The Bush administration has also argued that the United Nations Convention Against Torture does not apply to U.S. interrogators who operated outside of this country. Only in December 2005 was the president forced to accept a law specifying that the torture convention standards applied outside of the United States, as well.
In addition, the Washington Post reported that U.S. intelligence agencies operate secret detention facilities overseas. The House has requested information abut these facilities and how they are run.
Even the presiding judge of the FISA court is asking the Justice Department to explain in a classified briefing why it has ignored the federal law that requires that court’s permission before wiretapping can be permitted in the United States. This public request followed the news that one federal judge had resigned from the 11-member surveillance court after President Bush insisted that he had the right to bypass it.
These policies on the part of the president show a clear pattern of domestic and foreign abuse of civil and human rights. The current revelations about illegal spying on U.S. citizens by the NSA need to be seen in the wider context of an on-going government assault on the freedom of its citizens.
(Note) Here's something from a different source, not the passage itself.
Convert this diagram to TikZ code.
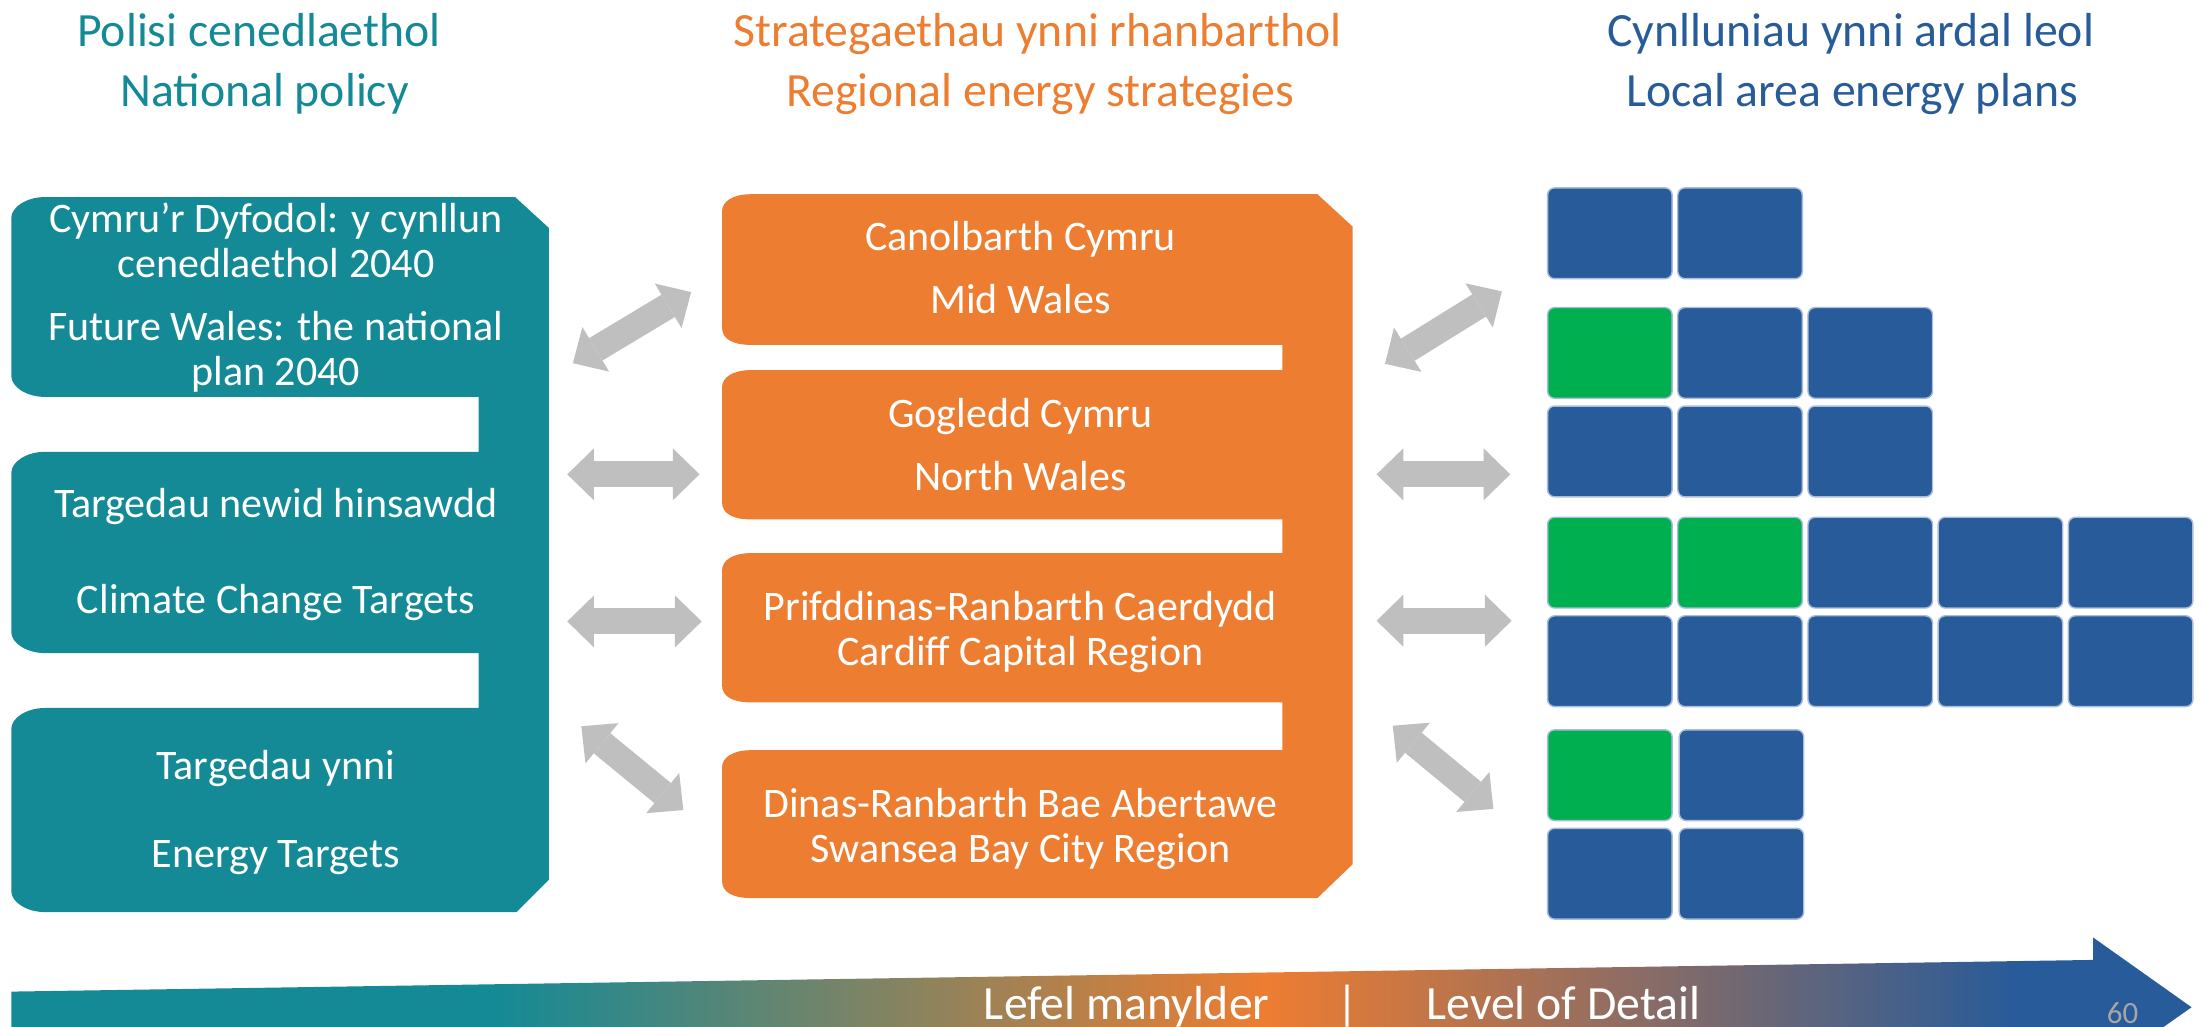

The illegal practices of the Bush administration are hardly new in recent American history: “Domestic intelligence activity has threatened and undermined the constitutional rights of Americans to free speech, association, and privacy.” This was the finding 30 years ago of the Senate Select Committee on Intelligence headed by Sen. Frank Church, which investigated FBI and CIA practices of spying on U.S. citizens.
This Senate committee discovered that the federal government had assembled files on thousands of Americans who had broken no law but were “suspect” because they had protested the war in Vietnam or demonstrated for civil rights. Wiretaps had been placed on figures like Martin Luther King Jr. (awarded the Nobel Peace Prize in 1964 while under federal surveillance) and Malcolm X; dissident groups had been infiltrated, disrupted, and provoked by agents provocateurs.
The Bush administration would return the United States back to the days when President Richard Nixon was able to say, “When the president does it, that means that it is not illegal.” Nixon was wrong then, and Bush is wrong today.
The battle for democratic rights in the U.S. is an on-going struggle, a struggle too important to be left to the politicians of either party. Despite outbursts of bold rhetoric, especially by some prominent Democrats, Congress has no stomach for the fight and will act only when it is forced to do so.
The kind of popular protest and public outcry that won victories for democratic rights in the past is needed again today. Americans not only have the right to know the truth about the Bush administration’s spy campaign, they have the right and the power to stop it.